Just a few days before the US went into lockdown in March, with the reality of the coronavirus growing more dire, I was beginning a five-week unit on the work of Hayao Miyazaki in my International Film History class. It was planned as the culmination of our work up to that point in a course surveying international film cultures and movements. We had studied the great modernist era of German Expressionism and Soviet montage in the 1920s; the humanism of French Poetic Realism; the wonders of Italian Neorealism; the classics of art cinema; up to the recent renaissance of South Korean films.
Owing to our institution’s quirky schedule, we have a five-week period that works as a kind of thematic focus at the end of the school year. Miyazaki came to mind both as an incredible artist and because the long-anticipated
Academy Museum of Motion Pictures had scheduled a Miyazaki exhibit as part of its debut this spring. While that opening got delayed long before the pandemic due to fundraising issues, I stuck to our thematic plan.
But with the increasing scale of the pandemic and then the lockdown, I grew concerned that studying Miyazaki and animation might strike a discordant note with the global crisis. But Miyazaki’s powerful worldview speaks to our times in striking ways yet again: the hidden terror of the natural world; the need for truth and compassion; the humanism in the face of adversity; all of these themes resonated strongly with the issues we face today.
It’s a common motif in the writing on Miyazaki to identify him as an artist concerned with environmental themes. That environmentalism implies—as it resonates with the political uses of the term—a concern over the disappearance of nature and the destructive actions of mankind. Yet Miyazaki said he did not want to be known simply as “Mr. Ecology” (Napier, p.78). His objection rightly insists on recognizing the greater complexity offered up by the natural world in his works.
Indeed, Miyazaki’s depiction of nature remains more complicated in ways that actually speak to the current pandemic. The fantastical naturalism laid out in his cinematic cosmos inspires both awe and beauty and toxicity and violence.
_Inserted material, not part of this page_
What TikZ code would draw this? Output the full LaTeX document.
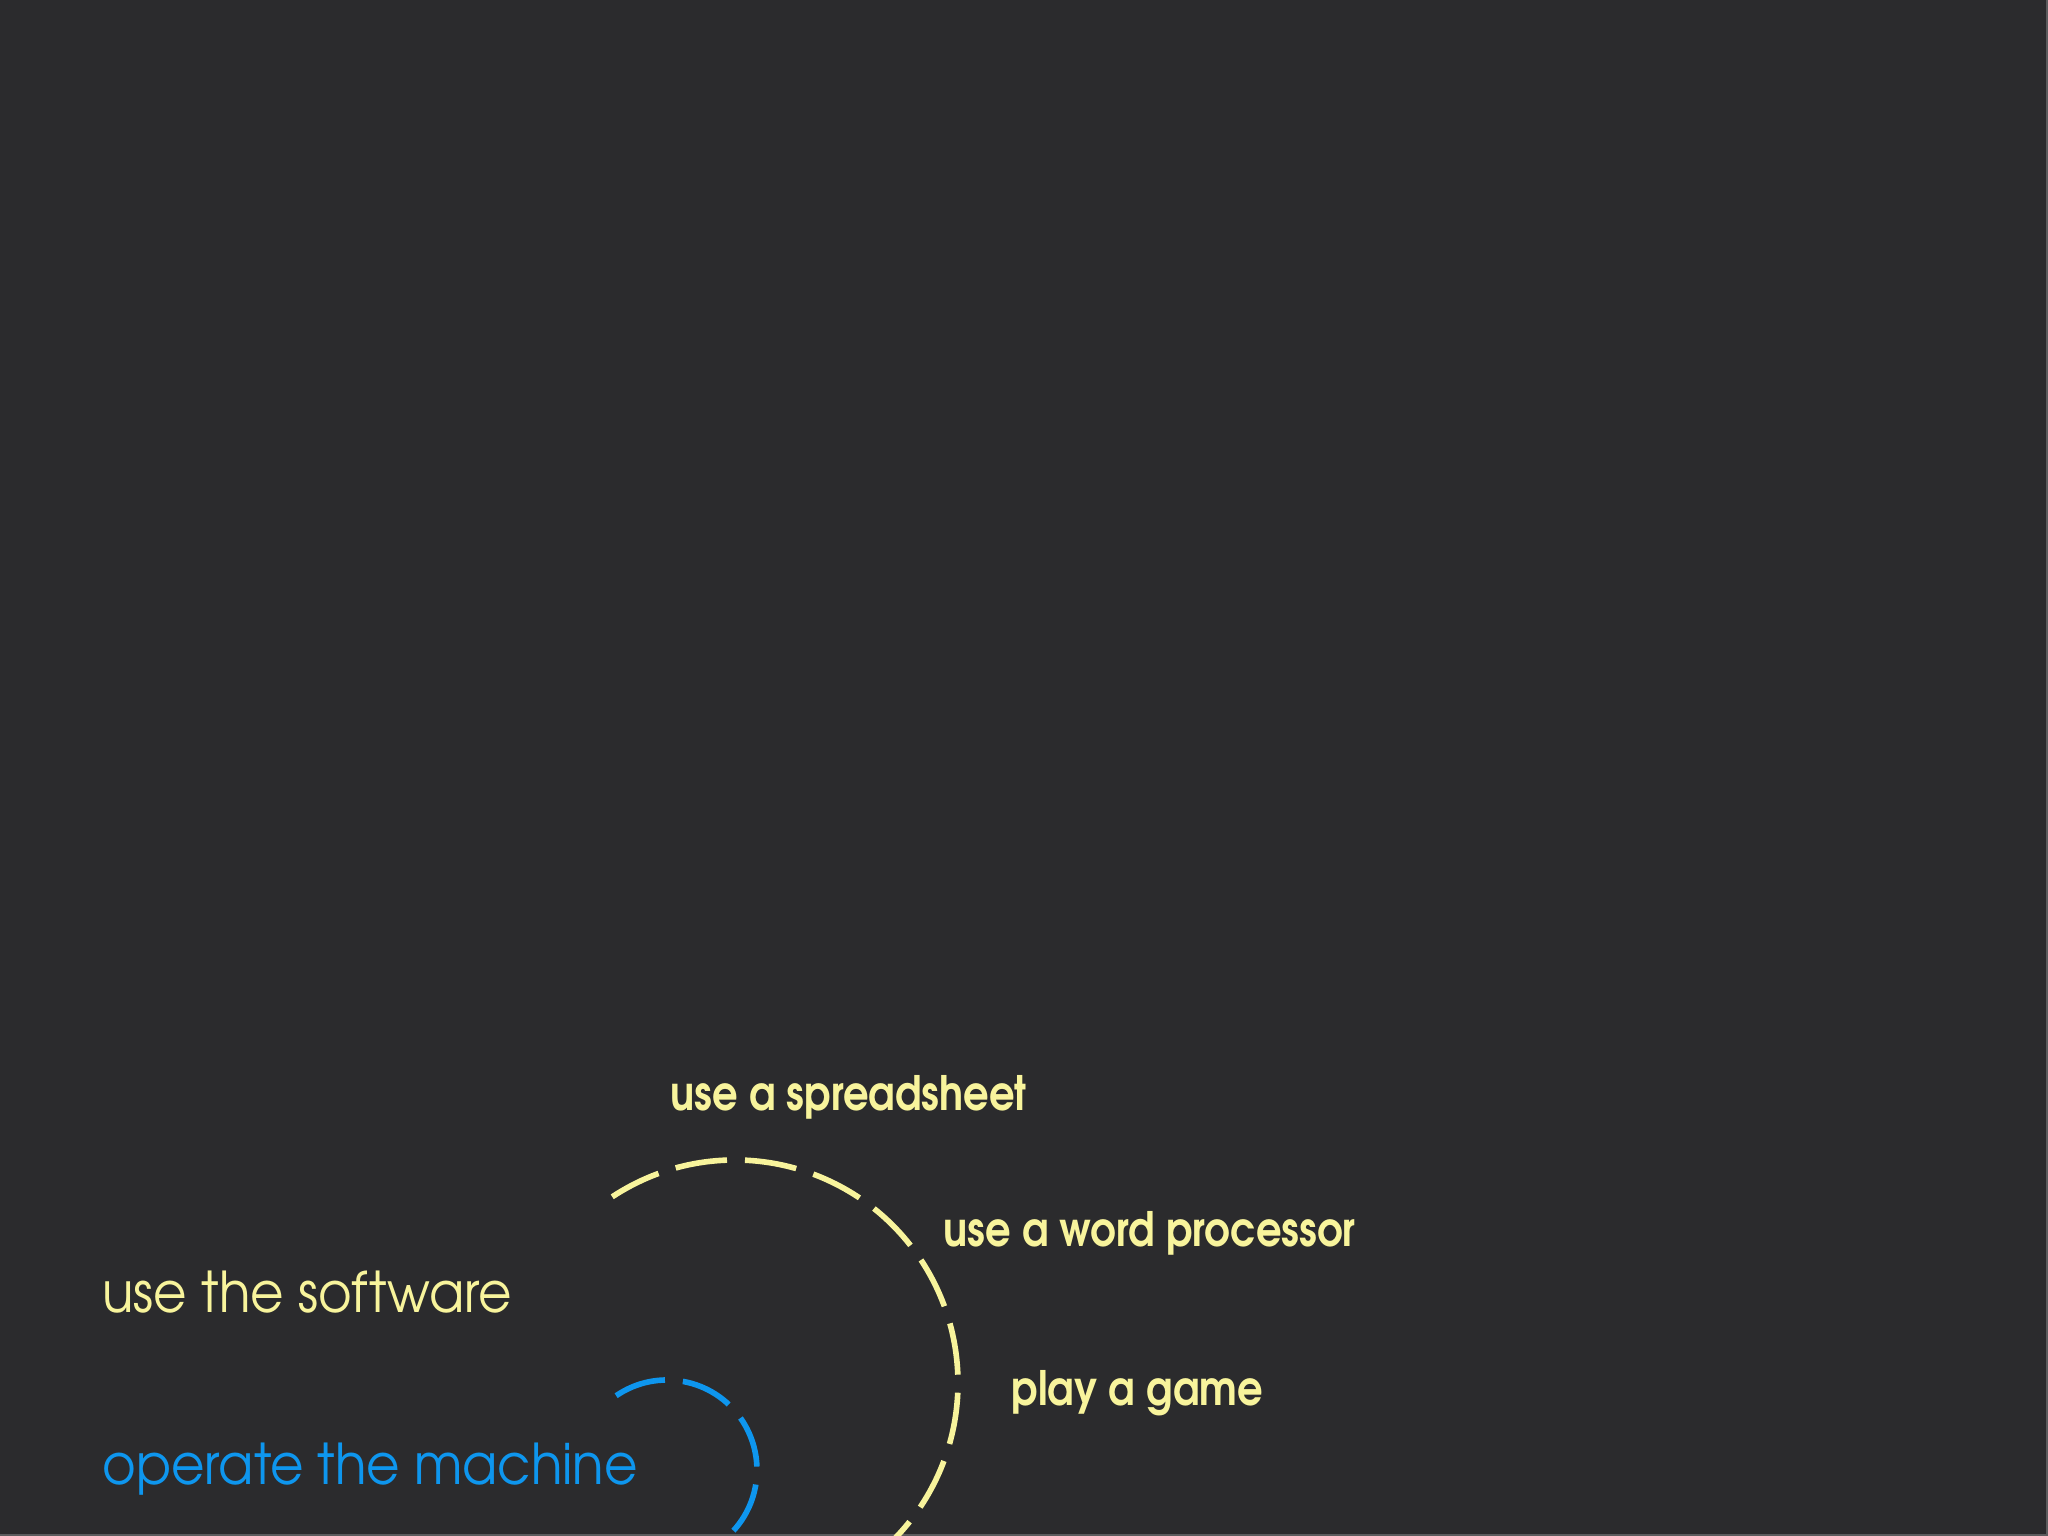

In his films, humans often represent a threat to the natural world; but almost as often the natural world contains disturbingly ferocious threats to humanity.
Miyazaki’s films recognize untamed viciousness and violence (like a virus) and also the need for a strong response, like blunt truth and action, and compassionate connections to the community, to our fellow humans and the natural world.
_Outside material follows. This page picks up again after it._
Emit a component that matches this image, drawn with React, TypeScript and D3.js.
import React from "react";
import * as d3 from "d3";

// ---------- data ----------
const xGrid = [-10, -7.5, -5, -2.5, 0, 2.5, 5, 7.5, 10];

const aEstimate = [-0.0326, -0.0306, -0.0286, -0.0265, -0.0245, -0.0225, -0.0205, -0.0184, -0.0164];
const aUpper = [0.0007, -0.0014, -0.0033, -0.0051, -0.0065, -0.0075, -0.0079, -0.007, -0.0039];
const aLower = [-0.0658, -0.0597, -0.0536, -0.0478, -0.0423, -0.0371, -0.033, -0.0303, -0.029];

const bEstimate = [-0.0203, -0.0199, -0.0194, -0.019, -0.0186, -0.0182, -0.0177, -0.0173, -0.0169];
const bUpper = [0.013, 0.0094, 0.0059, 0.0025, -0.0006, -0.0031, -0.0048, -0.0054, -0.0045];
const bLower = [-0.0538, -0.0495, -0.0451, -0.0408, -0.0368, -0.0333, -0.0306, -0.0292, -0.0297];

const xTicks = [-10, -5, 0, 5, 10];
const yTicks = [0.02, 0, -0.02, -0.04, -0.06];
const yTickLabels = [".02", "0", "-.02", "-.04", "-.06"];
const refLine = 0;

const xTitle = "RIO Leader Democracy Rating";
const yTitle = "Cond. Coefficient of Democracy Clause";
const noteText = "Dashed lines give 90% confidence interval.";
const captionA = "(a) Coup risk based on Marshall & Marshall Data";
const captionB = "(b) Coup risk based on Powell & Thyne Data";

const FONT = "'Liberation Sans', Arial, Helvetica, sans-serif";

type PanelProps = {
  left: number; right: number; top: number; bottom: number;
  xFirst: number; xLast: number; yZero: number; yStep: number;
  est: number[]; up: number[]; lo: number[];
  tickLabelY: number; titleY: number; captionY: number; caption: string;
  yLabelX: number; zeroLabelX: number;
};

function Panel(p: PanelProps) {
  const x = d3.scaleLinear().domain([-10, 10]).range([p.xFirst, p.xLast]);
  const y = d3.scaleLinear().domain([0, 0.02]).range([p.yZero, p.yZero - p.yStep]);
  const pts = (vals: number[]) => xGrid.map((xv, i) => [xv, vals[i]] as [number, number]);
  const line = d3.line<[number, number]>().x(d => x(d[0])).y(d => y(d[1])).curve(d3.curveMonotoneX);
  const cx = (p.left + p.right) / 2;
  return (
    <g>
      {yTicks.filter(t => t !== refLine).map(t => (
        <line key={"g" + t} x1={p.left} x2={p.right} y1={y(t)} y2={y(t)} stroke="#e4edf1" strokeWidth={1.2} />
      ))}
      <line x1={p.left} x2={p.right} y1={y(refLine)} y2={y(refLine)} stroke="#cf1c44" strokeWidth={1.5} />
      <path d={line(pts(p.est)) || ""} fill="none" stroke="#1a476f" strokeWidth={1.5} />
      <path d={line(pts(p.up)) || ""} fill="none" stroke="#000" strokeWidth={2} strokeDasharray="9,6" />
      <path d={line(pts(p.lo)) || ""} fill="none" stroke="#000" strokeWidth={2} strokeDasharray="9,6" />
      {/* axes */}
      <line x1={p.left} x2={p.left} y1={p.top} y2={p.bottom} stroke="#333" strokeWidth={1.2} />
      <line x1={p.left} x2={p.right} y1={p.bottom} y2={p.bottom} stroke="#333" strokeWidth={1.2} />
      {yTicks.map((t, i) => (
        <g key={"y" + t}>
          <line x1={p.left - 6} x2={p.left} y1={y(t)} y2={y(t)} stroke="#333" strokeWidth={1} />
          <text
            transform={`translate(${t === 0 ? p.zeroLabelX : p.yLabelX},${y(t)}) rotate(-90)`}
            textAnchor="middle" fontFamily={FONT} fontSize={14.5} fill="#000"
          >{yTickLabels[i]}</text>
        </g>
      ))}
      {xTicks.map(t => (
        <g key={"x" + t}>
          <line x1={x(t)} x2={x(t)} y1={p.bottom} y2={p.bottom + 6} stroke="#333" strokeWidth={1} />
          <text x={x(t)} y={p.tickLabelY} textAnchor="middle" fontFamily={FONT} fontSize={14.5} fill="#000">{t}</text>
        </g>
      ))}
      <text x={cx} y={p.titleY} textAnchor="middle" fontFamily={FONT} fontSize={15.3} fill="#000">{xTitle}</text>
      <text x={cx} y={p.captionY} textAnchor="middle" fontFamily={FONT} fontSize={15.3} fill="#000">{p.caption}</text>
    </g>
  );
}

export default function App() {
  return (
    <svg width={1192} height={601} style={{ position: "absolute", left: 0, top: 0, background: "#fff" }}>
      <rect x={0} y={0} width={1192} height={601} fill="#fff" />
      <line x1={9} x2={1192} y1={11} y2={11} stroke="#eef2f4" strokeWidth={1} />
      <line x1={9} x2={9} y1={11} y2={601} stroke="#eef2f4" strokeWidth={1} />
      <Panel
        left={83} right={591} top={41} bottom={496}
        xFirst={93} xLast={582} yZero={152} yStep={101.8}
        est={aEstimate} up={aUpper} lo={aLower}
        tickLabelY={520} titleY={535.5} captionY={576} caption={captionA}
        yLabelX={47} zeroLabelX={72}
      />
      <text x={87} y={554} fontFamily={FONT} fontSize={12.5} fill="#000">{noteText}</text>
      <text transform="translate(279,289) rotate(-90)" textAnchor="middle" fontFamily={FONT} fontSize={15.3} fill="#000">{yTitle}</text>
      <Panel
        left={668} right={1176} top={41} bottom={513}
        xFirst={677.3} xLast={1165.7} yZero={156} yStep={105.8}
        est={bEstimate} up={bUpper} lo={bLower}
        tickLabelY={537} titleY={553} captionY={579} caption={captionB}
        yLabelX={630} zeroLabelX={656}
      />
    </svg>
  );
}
In 1984’s Nausicaä of the Valley of the Wind (Kaze no tani no Naushika), for example, a future earth seethes with a lethal mixture of human waste and natural evolutionary transformations, an exotic blend of fungi, spore-clouds, and gigantic sentient insects, an ecology that owes as much to literary evolution (Ursula Le Guin‘s Earthsea novels, Frank Herbert‘s Dune, and Brian Aldiss‘ The Long Afternoon of Earth) as to contemporary political observations. While human civilization fertilized this toxic ecosystem, it now runs dangerously amok, a seemingly unstoppable oncoming storm, with no hiding place.
Miyazaki’s world is an organic system of infections. Characters get infected by spirits, by living roots, by fantastical natural liquids, spores or sprites, or potions. The curse that infiltrates Ashitaka in 1997’s Princess Mononoke (Mononoke-hime), for example, seethes and surfaces in and under his skin like an insidious black liquidy worm. As one of my students noted, in Miyazaki’s films, “nature should not be taken for granted.” It is bucolic and brutal, serene and indifferent.
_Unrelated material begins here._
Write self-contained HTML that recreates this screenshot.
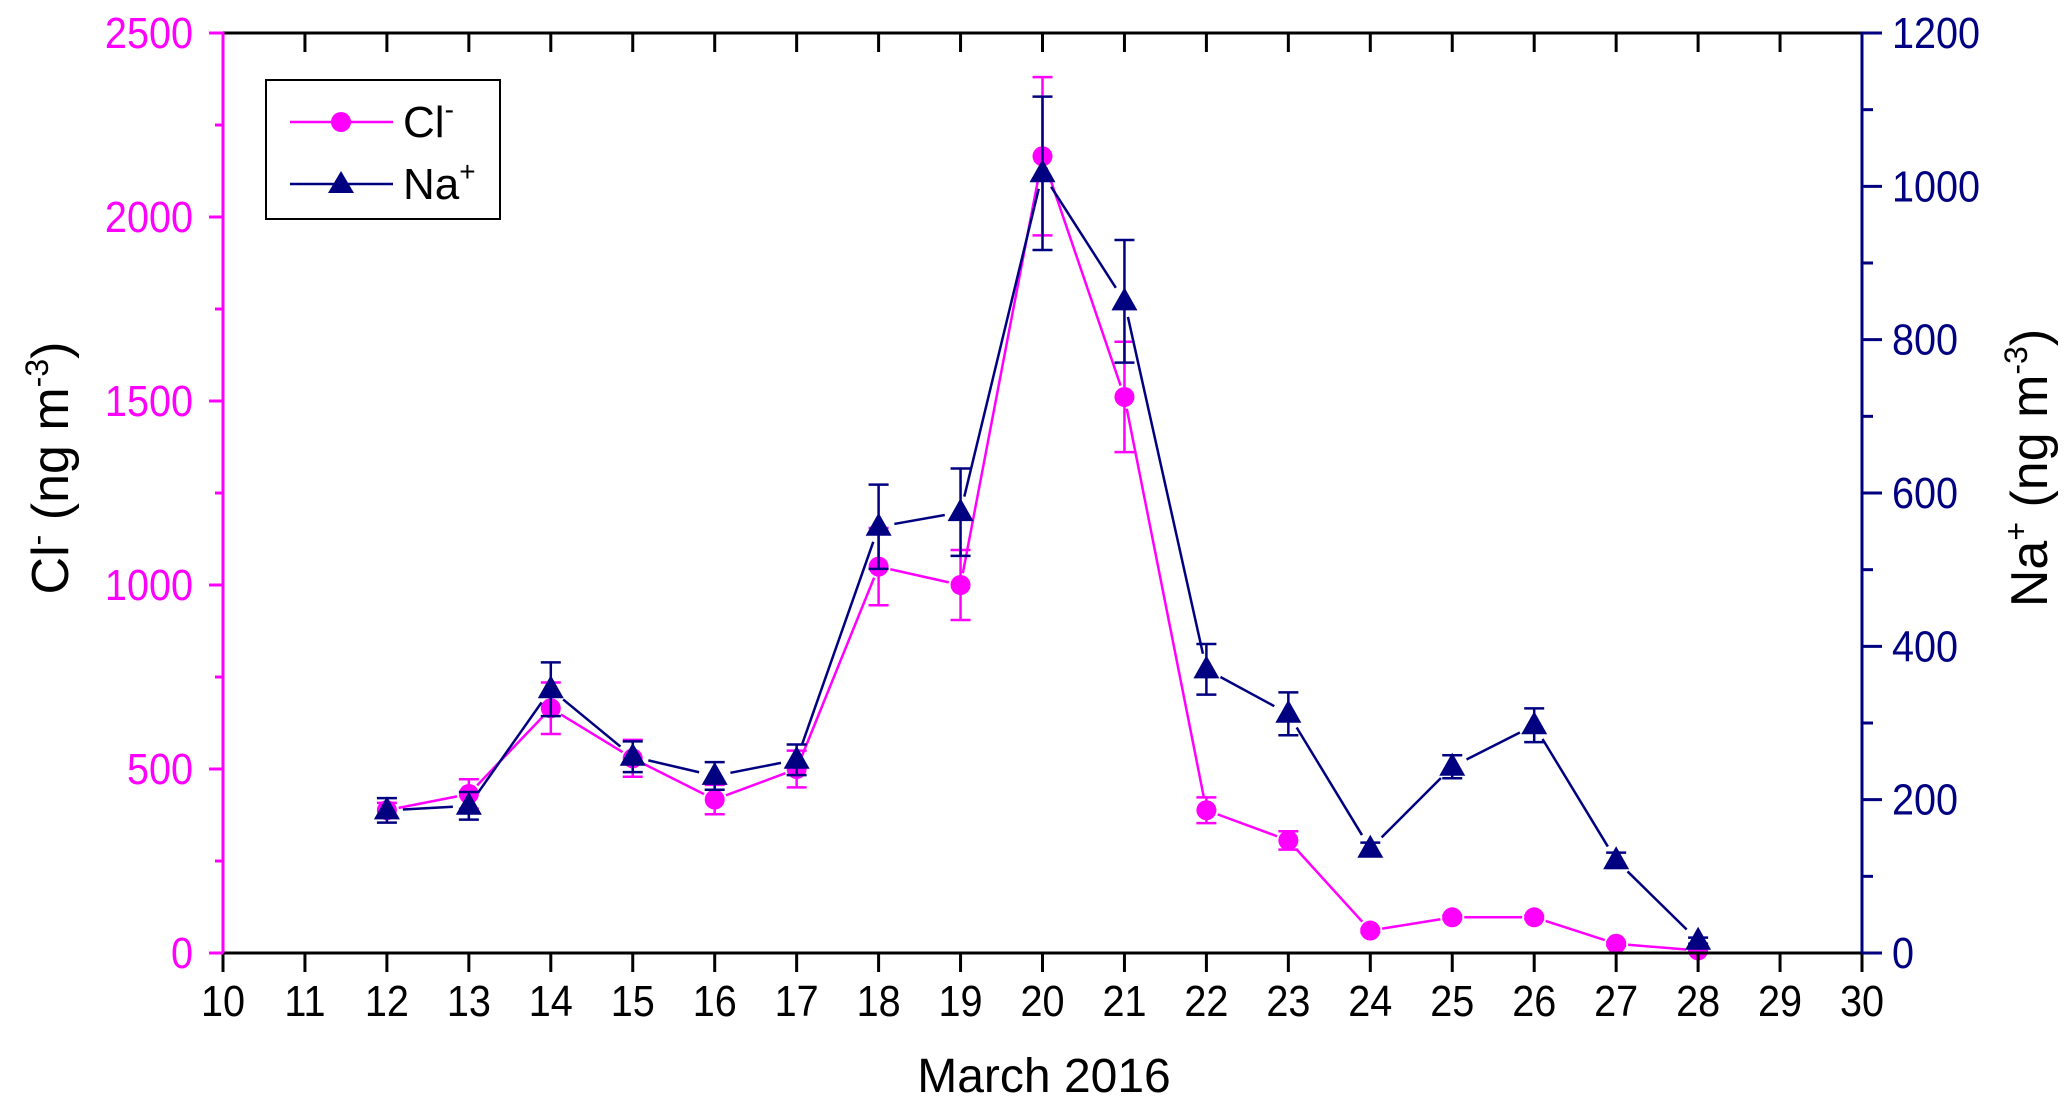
<!DOCTYPE html>
<html><head><meta charset="utf-8"><style>
body{margin:0;background:#fff;}
svg text{font-family:"Liberation Sans",Arial,sans-serif;}
</style></head><body>
<svg id="chart" width="2067" height="1110" xmlns="http://www.w3.org/2000/svg">
<g id="series"></g>
<g id="axes"></g>
<g>
<rect x="266" y="80" width="234" height="139" fill="#fff" stroke="#000" stroke-width="2"/>
<g>
<line x1="290" y1="122" x2="393" y2="122" stroke="#ff00ff" stroke-width="2.5"/>
<circle cx="341" cy="122" r="10" fill="#ff00ff"/>
<text x="403" y="137" font-size="44">Cl<tspan font-size="28" dy="-18">-</tspan></text>
</g>
<g>
<line x1="290" y1="184" x2="393" y2="184" stroke="#000080" stroke-width="2.5"/>
<polygon points="341,171 328,193 354,193" fill="#000080"/>
<text x="403" y="199" font-size="44">Na<tspan font-size="28" dy="-18">+</tspan></text>
</g>
</g>
<text x="1044" y="1092" font-size="48" text-anchor="middle">March  2016</text>
<text transform="translate(68,468) rotate(-90)" font-size="52" text-anchor="middle">Cl<tspan font-size="32" dy="-20">-</tspan><tspan dy="20"> (ng m</tspan><tspan font-size="32" dy="-20">-3</tspan><tspan dy="20">)</tspan></text>
<text transform="translate(2047,468) rotate(-90)" font-size="52" text-anchor="middle">Na<tspan font-size="32" dy="-20">+</tspan><tspan dy="20"> (ng m</tspan><tspan font-size="32" dy="-20">-3</tspan><tspan dy="20">)</tspan></text>
</svg>
<script>
const days=[12,13,14,15,16,17,18,19,20,21,22,23,24,25,26,27,28];
const clValues=[388,432,665,529,417,500,1050,1000,2165,1511,388,306,61,97,97,25,7];
const clErrors=[20,40,70,50,40,50,105,95,215,150,35,25,5,5,5,5,3];
const naValues=[186,192,344,256,231,252,556,575,1017,850,370,312,136,243,297,121,16];
const naErrors=[16,18,35,20,18,20,55,57,100,80,33,28,8,15,22,10,4];
const xTicks=[10,11,12,13,14,15,16,17,18,19,20,21,22,23,24,25,26,27,28,29,30];
const leftTicks=[0,500,1000,1500,2000,2500];
const rightTicks=[0,200,400,600,800,1000,1200];

const X0=223,X1=1862,Y0=953,Y1=33;
const xs=d=>X0+(d-10)/20*(X1-X0);
const yl=v=>Y0-v/2500*(Y0-Y1);
const yr=v=>Y0-v/1200*(Y0-Y1);
const NS="http://www.w3.org/2000/svg";
function mk(tag,attrs,parent){const e=document.createElementNS(NS,tag);for(const k in attrs)e.setAttribute(k,attrs[k]);parent.appendChild(e);return e;}
const axes=document.getElementById('axes'),ser=document.getElementById('series');

let e;
e=mk('line',{x1:X0,y1:Y0,x2:X1,y2:Y0,stroke:'#000','stroke-width':3},axes);


e=mk('line',{x1:X0,y1:Y1,x2:X1,y2:Y1,stroke:'#000','stroke-width':3},axes);


e=mk('line',{x1:X0,y1:Y0,x2:X0,y2:Y1-1,stroke:'#ff00ff','stroke-width':3},axes);


e=mk('line',{x1:X1,y1:Y0,x2:X1,y2:Y1-1,stroke:'#000080','stroke-width':3},axes);



function lbl(x,y,anchor,fill){
 return {x:0,y:0,transform:`translate(${x},${y}) scale(0.9,1)`,'font-size':44,'text-anchor':anchor,fill:fill};
}
xTicks.forEach(t=>{
 const x=xs(t);
 mk('line',{x1:x,y1:Y0,x2:x,y2:Y0+19,stroke:'#000','stroke-width':3},axes);
 if(t>10&&t<30) mk('line',{x1:x,y1:Y1,x2:x,y2:Y1+19,stroke:'#000','stroke-width':3},axes);
 const tx=mk('text',lbl(x,Y0+63,'middle','#000'),axes);
 tx.textContent=t;
 
 
});
leftTicks.forEach((t,i)=>{
 const y=yl(t);
 mk('line',{x1:X0-14,y1:y,x2:X0,y2:y,stroke:'#ff00ff','stroke-width':3},axes);
 if(i<leftTicks.length-1) mk('line',{x1:X0-8,y1:yl(t+250),x2:X0,y2:yl(t+250),stroke:'#ff00ff','stroke-width':3},axes);
 const tx=mk('text',lbl(X0-30,y+15,'end','#ff00ff'),axes);
 tx.textContent=t;
 
 
});
rightTicks.forEach((t,i)=>{
 const y=yr(t);
 mk('line',{x1:X1,y1:y,x2:X1+20,y2:y,stroke:'#000080','stroke-width':3},axes);
 if(i<rightTicks.length-1) mk('line',{x1:X1,y1:yr(t+100),x2:X1+11,y2:yr(t+100),stroke:'#000080','stroke-width':3},axes);
 const tx=mk('text',lbl(X1+30,y+15,'start','#000080'),axes);
 tx.textContent=t;
 
 
});

function drawSeries(vals,errs,yf,color,kind,name){
 const g=mk('g',{},ser);
 
 
 const pts=days.map((d,i)=>[xs(d),yf(vals[i])]);
 const gap=kind==='c'?12:16;
 for(let i=0;i<pts.length-1;i++){
  const [a,b]=pts[i],[c,d]=pts[i+1];const L=Math.hypot(c-a,d-b);
  if(L<2*gap)continue;const ux=(c-a)/L,uy=(d-b)/L;
  const ln=mk('line',{x1:a+ux*gap,y1:b+uy*gap,x2:c-ux*gap,y2:d-uy*gap,stroke:color,'stroke-width':2.5},g);
  
  
 }
 days.forEach((dd,i)=>{
  const x=xs(dd),yt=yf(vals[i]+errs[i]),yb=yf(vals[i]-errs[i]);
  const eb=mk('path',{d:`M${x},${yt}V${yb}M${x-10},${yt}H${x+10}M${x-10},${yb}H${x+10}`,stroke:color,'stroke-width':2.5,fill:'none'},g);
  
  
  const [px,py]=pts[i];let m;
  if(kind==='c') m=mk('circle',{cx:px,cy:py,r:10,fill:color},g);
  else m=mk('polygon',{points:`${px},${py-14} ${px-13},${py+9} ${px+13},${py+9}`,fill:color},g);
  
  
 });
}
drawSeries(clValues,clErrors,yl,'#ff00ff','c','cl');
drawSeries(naValues,naErrors,yr,'#000080','t','na');
</script>
</body></html>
The students delved deeply into his work. In my previous encounters with Miyazaki’s films I had been somewhat puzzled by parts of them: the violence, for example, in otherwise serene settings, or the often, shall we say, eccentric narrative structures. Time and again, my students helped to clarify these issues for me. They unraveled his films and themes and style for me.
I had intended this unit to be a shared experience of research, exploration, and interpretation. Those goals carried over into our remote learning. In the end I learned more from them, I think, than they did from me. They stayed serious and true to our tasks despite the pandemic, and perhaps found some consolation in our academic continuity, the small collegial commune we built focused on Miyazaki’s art.
On another level, I think our focus on these beautiful films reminded us of what we’ve momentarily lost and what we hope to return to. When we talk about reclaiming some kind of normalcy—however different in ways it will surely be—part of that new state (and part of our hopes for its return) includes the capacity to enjoy entertainment, to study, appreciate, and admire culture on its own, without worry of utility and emergency, to appreciate even the silliest animation for its level of pure joy, of distraction, and also to engage with deeper, innovative, and humanistic work like Miyazaki’s.
A safe world, a world of community, custody, and benevolence, allows for such playfulness and joy. Our world right now weighs more heavily on us with the stress of life and death; but we deserve a world that can balance gravity and joy. These times and what follows resonate remarkably with the themes, concerns, and ethos of Miyazaki.
I’m heartened that my classes shared in a small part of that culture during this crisis. We ended our trimester with the promise of a reunion at the Miyazaki exhibition when it finally (and hopefully) opens in the spring of 2021.